An Analysis of TProtocol RWA Liquidity Center, Achieving High Utilization of Government Bond Returns

MakerDAO offers high interest rates, but it is expensive to play. Besides buying government bonds, it also provides small loans. Ondo, on the other hand, only deals with government bonds but cannot be purchased easily. The KYC process is troublesome, and there is a lack of liquidity in the market. Currently, there is a need for a pure asset that can be provided to the general public. TProtocol V2 is a product created for this purpose. This article will analyze the pain points of current RWA government bond tokens and the problems solved by TProtocol.

At first glance, TProtocol appears to be a lending product. For example, Matrixdock pool, which is supported by the initial release, allows Matrixdock, one of the top three RWA TVL ranking projects, to use its issued government bond token STBT as collateral to borrow USDC. Users who deposit USDC will receive rUSDP, a interest-bearing token similar to AAVE’s aUSDC.

The highlight is that the LTV (Loan-to-Value) of STBT lending is as high as 100.5%. In extreme cases, if the utilization rate can reach 99.5%, it means that 99.5% of the government bond yield can be given to rUSDP holders. With such a high utilization rate, how is a large withdrawal handled? It adopts an OTC model similar to the one used by borrowers, which allows Matrixdock a certain amount of time to sell government bonds and repay the loan. Small withdrawals can be made through normal withdrawals or selling USDP on DEX.

For compliance reasons, tokens like Ondo-OUSG/Matrixdoc-STBT are only available to qualified investors. Even the recently launched USDY, which has more relaxed conditions, still requires KYC and a minting period of up to two months. The value contributed by TProtocol is to maximize the interest of government bond tokens by using the institutional mortgage lending model and transfer it to USDC depositors, allowing ordinary users to enjoy government bond yields.

Unlike institutional credit loans that frequently default in the past, TProtocol focuses on dedicated products. For example, the terms of STBT clearly specify that the investment object is short-term government bonds and government bond repurchase agreements. It also regularly publishes asset reports and has collaborated with Chainlink for reserve verification.
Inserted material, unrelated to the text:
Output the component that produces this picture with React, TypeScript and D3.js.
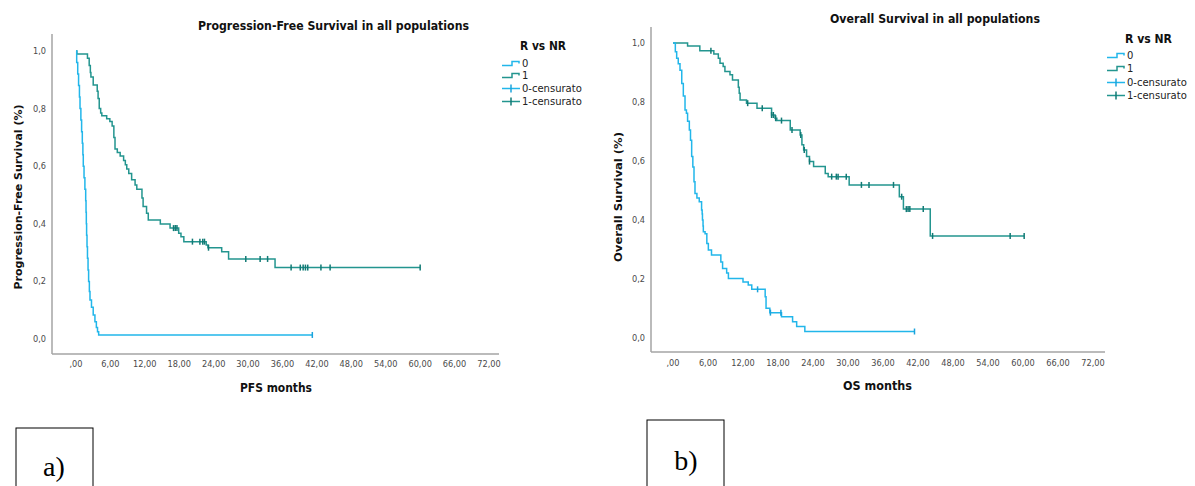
import React from "react";
import * as d3 from "d3";

// Axis ticks (months / survival proportion), Italian decimal comma
const xTicks = [0, 6, 12, 18, 24, 30, 36, 42, 48, 54, 60, 66, 72];
const xTickLabels = [",00", "6,00", "12,00", "18,00", "24,00", "30,00", "36,00", "42,00", "48,00", "54,00", "60,00", "66,00", "72,00"];
const yTicks = [0, 0.2, 0.4, 0.6, 0.8, 1.0];
const yTickLabels = ["0,0", "0,2", "0,4", "0,6", "0,8", "1,0"];
const legendTitle = "R vs NR";
const legendLabels = ["0", "1", "0-censurato", "1-censurato"];

// Progression-free survival, group 0
const pfs0Times = [0, 0.12, 0.3, 0.45, 0.6, 0.7, 0.85, 0.98, 1.1, 1.2, 1.27, 1.4, 1.55, 1.69, 1.75, 1.8, 1.85, 1.92, 2.0, 2.1, 2.2, 2.33, 2.44, 2.7, 3.0, 3.3, 3.55, 3.75, 3.95];
const pfs0Surv = [1.0, 0.96, 0.92, 0.88, 0.84, 0.8, 0.76, 0.72, 0.68, 0.64, 0.6, 0.56, 0.52, 0.48, 0.44, 0.4, 0.36, 0.32, 0.28, 0.24, 0.2, 0.165, 0.135, 0.11, 0.083, 0.06, 0.04, 0.025, 0.014];
const pfs0End = 41.2;
const pfs0Censored = [41.2];

// Progression-free survival, group 1
const pfs1Times = [0, 0.15, 2.0, 2.3, 2.5, 2.6, 3.0, 3.7, 3.85, 4.05, 4.3, 4.5, 5.35, 5.9, 6.3, 6.6, 6.8, 7.2, 7.7, 8.3, 8.6, 8.85, 9.2, 9.7, 10.3, 10.6, 11.5, 11.7, 12.3, 12.6, 14.7, 16.4, 17.9, 18.3, 18.8, 22.7, 23.0, 25.4, 26.6, 34.7];
const pfs1Surv = [1.0, 0.99, 0.975, 0.95, 0.925, 0.91, 0.882, 0.86, 0.835, 0.8, 0.785, 0.775, 0.765, 0.755, 0.74, 0.7, 0.66, 0.648, 0.635, 0.62, 0.605, 0.59, 0.575, 0.553, 0.535, 0.52, 0.49, 0.46, 0.437, 0.413, 0.399, 0.385, 0.367, 0.355, 0.338, 0.326, 0.317, 0.303, 0.278, 0.248];
const pfs1End = 60.0;
const pfs1Censored = [17.0, 17.3, 17.6, 20.3, 21.6, 22.1, 22.4, 23.1, 29.6, 32.1, 33.4, 37.5, 39.1, 39.6, 40.0, 40.4, 42.7, 44.3, 60.0];

// Overall survival, group 0
const os0Times = [0, 0.4, 0.63, 0.9, 1.2, 1.5, 1.77, 2.06, 2.3, 2.5, 2.8, 3.0, 3.2, 3.4, 3.6, 3.77, 4.1, 4.5, 4.9, 5.0, 5.05, 5.15, 5.2, 5.5, 5.8, 6.06, 6.6, 8.2, 8.5, 9.2, 9.5, 12.0, 12.9, 13.5, 15.8, 15.95, 16.6, 18.6, 20.5, 21.2, 22.6];
const os0Surv = [1.0, 0.97, 0.948, 0.93, 0.908, 0.863, 0.82, 0.773, 0.762, 0.735, 0.705, 0.67, 0.615, 0.58, 0.53, 0.49, 0.475, 0.462, 0.434, 0.42, 0.4, 0.38, 0.36, 0.353, 0.32, 0.298, 0.281, 0.258, 0.236, 0.22, 0.202, 0.19, 0.18, 0.165, 0.14, 0.101, 0.086, 0.072, 0.055, 0.039, 0.022];
const os0End = 41.4;
const os0Censored = [14.5, 16.7, 18.5, 41.4];

// Overall survival, group 1
const os1Times = [0, 2.5, 4.6, 7.0, 7.77, 8.06, 8.6, 8.9, 9.77, 10.2, 11.2, 11.35, 11.5, 12.6, 14.4, 16.9, 17.5, 17.8, 20.1, 21.8, 22.1, 22.4, 22.9, 23.4, 24.1, 26.1, 26.6, 30.2, 38.8, 39.5, 44.1];
const os1Surv = [1.0, 0.99, 0.974, 0.963, 0.948, 0.931, 0.92, 0.903, 0.892, 0.875, 0.85, 0.83, 0.807, 0.796, 0.779, 0.756, 0.745, 0.737, 0.705, 0.688, 0.655, 0.637, 0.615, 0.598, 0.581, 0.558, 0.547, 0.519, 0.479, 0.437, 0.346];
const os1End = 60.2;
const os1Censored = [6.5, 12.8, 15.3, 16.9, 17.2, 17.6, 18.6, 20.4, 21.9, 22.5, 23.4, 27.2, 28.0, 28.3, 29.7, 32.3, 33.6, 37.8, 39.2, 40.0, 40.3, 40.6, 42.9, 44.5, 57.8, 60.2];

const CYAN = "#22b6ea";
const CYAN_DARK = "#1aa3dc";
const TEAL = "#23958f";
const TEAL_DARK = "#117a75";
const AXIS = "#a5a5a5";
const TICK_TEXT = "#4a4a4a";
const SANS = "'DejaVu Sans', Verdana, sans-serif";

type Curve = {
  times: number[];
  surv: number[];
  end: number;
  censored: number[];
  color: string;
  censorColor: string;
};

type PanelCfg = {
  xRange: [number, number];
  yRange: [number, number];
  axisX: number;
  axisTop: number;
  axisY: number;
  axisRight: number;
  xTickBaseline: number;
  title: string;
  titleX: number;
  titleW: number;
  titleY: number;
  yLabel: string;
  yLabelX: number;
  yLabelCY: number;
  yLabelW: number;
  xLabel: string;
  xLabelX: number;
  xLabelW: number;
  xLabelY: number;
  legendX: number;
  legendTitleX: number;
  legendTitleW: number;
  legendTitleY: number;
  legendBaselines: number[];
  curves: Curve[];
};

function survivalAt(c: Curve, t: number): number {
  let s = c.surv[0];
  for (let i = 0; i < c.times.length; i++) if (c.times[i] <= t) s = c.surv[i];
  return s;
}

function Panel({ cfg }: { cfg: PanelCfg }) {
  const x = d3.scaleLinear().domain([0, 72]).range(cfg.xRange);
  const y = d3.scaleLinear().domain([0, 1]).range(cfg.yRange);
  const line = d3
    .line<[number, number]>()
    .x((d) => x(d[0]))
    .y((d) => y(d[1]))
    .curve(d3.curveStepAfter);

  return (
    <g>
      <text x={cfg.titleX} y={cfg.titleY} fontFamily={SANS} fontWeight="bold" fontSize={12.5}
        textLength={cfg.titleW} lengthAdjust="spacingAndGlyphs" fill="#111">{cfg.title}</text>

      <line x1={cfg.axisX} x2={cfg.axisX} y1={cfg.axisTop} y2={cfg.axisY} stroke={AXIS} strokeWidth={1.5} />
      <line x1={cfg.axisX} x2={cfg.axisRight} y1={cfg.axisY} y2={cfg.axisY} stroke={AXIS} strokeWidth={1.5} />

      {yTicks.map((v, i) => (
        <text key={"y" + i} x={cfg.axisX - 6} y={y(v) + 3} textAnchor="end" fontFamily={SANS}
          fontSize={8.2} fill={TICK_TEXT}>{yTickLabels[i]}</text>
      ))}
      {xTicks.map((v, i) => (
        <text key={"x" + i} x={x(v)} y={cfg.xTickBaseline} textAnchor="middle" fontFamily={SANS}
          fontSize={8.2} fill={TICK_TEXT}>{xTickLabels[i]}</text>
      ))}

      <text transform={`translate(${cfg.yLabelX},${cfg.yLabelCY}) rotate(-90)`} textAnchor="middle"
        fontFamily={SANS} fontWeight="bold" fontSize={11} textLength={cfg.yLabelW}
        lengthAdjust="spacingAndGlyphs" fill="#111">{cfg.yLabel}</text>
      <text x={cfg.xLabelX} y={cfg.xLabelY} fontFamily={SANS} fontWeight="bold" fontSize={12}
        textLength={cfg.xLabelW} lengthAdjust="spacingAndGlyphs" fill="#111">{cfg.xLabel}</text>

      {cfg.curves.map((c, k) => {
        const pts: [number, number][] = c.times.map((t, i) => [t, c.surv[i]] as [number, number]);
        pts.push([c.end, c.surv[c.surv.length - 1]]);
        return (
          <g key={"c" + k}>
            <path d={line(pts) ?? ""} fill="none" stroke={c.color} strokeWidth={1.5} />
            {c.censored.map((t, j) => {
              const cy = y(survivalAt(c, t));
              return (
                <line key={j} x1={x(t)} x2={x(t)} y1={cy - 3} y2={cy + 3} stroke={c.censorColor} strokeWidth={1.5} />
              );
            })}
          </g>
        );
      })}

      <text x={cfg.legendTitleX} y={cfg.legendTitleY} fontFamily={SANS} fontWeight="bold" fontSize={11.5}
        textLength={cfg.legendTitleW} lengthAdjust="spacingAndGlyphs" fill="#111">{legendTitle}</text>
      {legendLabels.map((lab, i) => {
        const by = cfg.legendBaselines[i];
        const cy = by - 3.5;
        const lx = cfg.legendX;
        const col = i % 2 === 0 ? CYAN : TEAL;
        const colDark = i % 2 === 0 ? CYAN_DARK : TEAL_DARK;
        return (
          <g key={"l" + i}>
            {i < 2 ? (
              <path d={`M${lx},${cy + 2}H${lx + 10}V${cy - 2}H${lx + 17}V${cy}`} fill="none" stroke={col} strokeWidth={1.5} />
            ) : (
              <g>
                <line x1={lx} x2={lx + 18} y1={cy} y2={cy} stroke={col} strokeWidth={1.5} />
                <line x1={lx + 9} x2={lx + 9} y1={cy - 4} y2={cy + 4} stroke={colDark} strokeWidth={1.5} />
              </g>
            )}
            <text x={lx + 20} y={by} fontFamily={SANS} fontSize={10} fill="#222">{lab}</text>
          </g>
        );
      })}
    </g>
  );
}

const pfsPanel: PanelCfg = {
  xRange: [76, 489],
  yRange: [339, 51],
  axisX: 52,
  axisTop: 34,
  axisY: 354,
  axisRight: 499,
  xTickBaseline: 367,
  title: "Progression-Free Survival in all populations",
  titleX: 198,
  titleW: 271,
  titleY: 30,
  yLabel: "Progression-Free Survival (%)",
  yLabelX: 22,
  yLabelCY: 197,
  yLabelW: 185,
  xLabel: "PFS months",
  xLabelX: 240,
  xLabelW: 72,
  xLabelY: 392,
  legendX: 502,
  legendTitleX: 520,
  legendTitleW: 46,
  legendTitleY: 50,
  legendBaselines: [67, 79, 92, 105],
  curves: [
    { times: pfs1Times, surv: pfs1Surv, end: pfs1End, censored: pfs1Censored, color: TEAL, censorColor: TEAL_DARK },
    { times: pfs0Times, surv: pfs0Surv, end: pfs0End, censored: pfs0Censored, color: CYAN, censorColor: CYAN_DARK },
  ],
};

const osPanel: PanelCfg = {
  xRange: [673, 1093],
  yRange: [338, 43],
  axisX: 651,
  axisTop: 27,
  axisY: 352,
  axisRight: 1105,
  xTickBaseline: 366,
  title: "Overall Survival in all populations",
  titleX: 830,
  titleW: 210,
  titleY: 23,
  yLabel: "Overall Survival (%)",
  yLabelX: 622,
  yLabelCY: 197,
  yLabelW: 130,
  xLabel: "OS months",
  xLabelX: 843,
  xLabelW: 69,
  xLabelY: 390,
  legendX: 1107,
  legendTitleX: 1125,
  legendTitleW: 47,
  legendTitleY: 43,
  legendBaselines: [59, 72, 86, 99],
  curves: [
    { times: os1Times, surv: os1Surv, end: os1End, censored: os1Censored, color: TEAL, censorColor: TEAL_DARK },
    { times: os0Times, surv: os0Surv, end: os0End, censored: os0Censored, color: CYAN, censorColor: CYAN_DARK },
  ],
};

export default function App() {
  return (
    <svg width={1195} height={486} viewBox="0 0 1195 486"
      style={{ position: "absolute", left: 0, top: 0, display: "block", background: "#fff" }}>
      <rect x={0} y={0} width={1195} height={486} fill="#fff" />
      <Panel cfg={pfsPanel} />
      <Panel cfg={osPanel} />

      {/* panel captions */}
      <rect x={16} y={428} width={77} height={80} fill="none" stroke="#000" strokeWidth={1} />
      <text x={54} y={476} textAnchor="middle" fontFamily="'Liberation Serif', 'DejaVu Serif', serif" fontSize={28} fill="#000">a)</text>
      <rect x={647} y={420} width={77} height={80} fill="none" stroke="#000" strokeWidth={1} />
      <text x={686} y={470} textAnchor="middle" fontFamily="'Liberation Serif', 'DejaVu Serif', serif" fontSize={28} fill="#000">b)</text>
    </svg>
  );
}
Of course, although there is verification, it still relies on trust in the underlying government bond asset custodian. Therefore, TProtocol will launch independent pools to isolate risks for different RWA assets. For example, if there is a collaboration with Ondo in the future, a new Ondo Pool will be created to store USDC for the new token rUSDP-Ondo, thus isolating risks.

The design of Tprotocol is also relatively Degen in other aspects, such as the design of governance tokens TPS/esTPS, which is similar to GMX. The longer they are held, the higher the dividends. In addition, a dual-layer structure of iUSDP/USDP has been designed. Similar to the architecture of sfrxETH/frxETH, iUSDP is the profit-accumulating version of rUSDP, while USDP does not generate profit and is used to provide liquidity on DEX and other platforms.

This model allows Tprotocol to improve capital efficiency and increase the income of iUSDP by bribing other protocols, so that its income can exceed the income of regular government bonds, similar to the income improvement model of sfrxETH.

At present, the competition in the RWA sector is fierce, and MakerDAO has already taken an absolute advantage. However, as an over-collateralized stablecoin, the proportion of assets that MakerDAO can use to purchase government bonds is limited. Previously, MakerDAO used USDC in the PSM module to withdraw and purchase government bonds, but the space for this is not particularly large anymore. If there are too many users storing DAI to earn interest, the interest rate may even drop below the government bond rate.

Summary

Tprotocol uses the model of institutional collateralized RWA asset lending to transfer the pure income of government bond tokens to general users who do not need KYC, and follows the design pattern of sfrxETH/frxETH to give them the opportunity to earn income higher than the basic income of government bonds.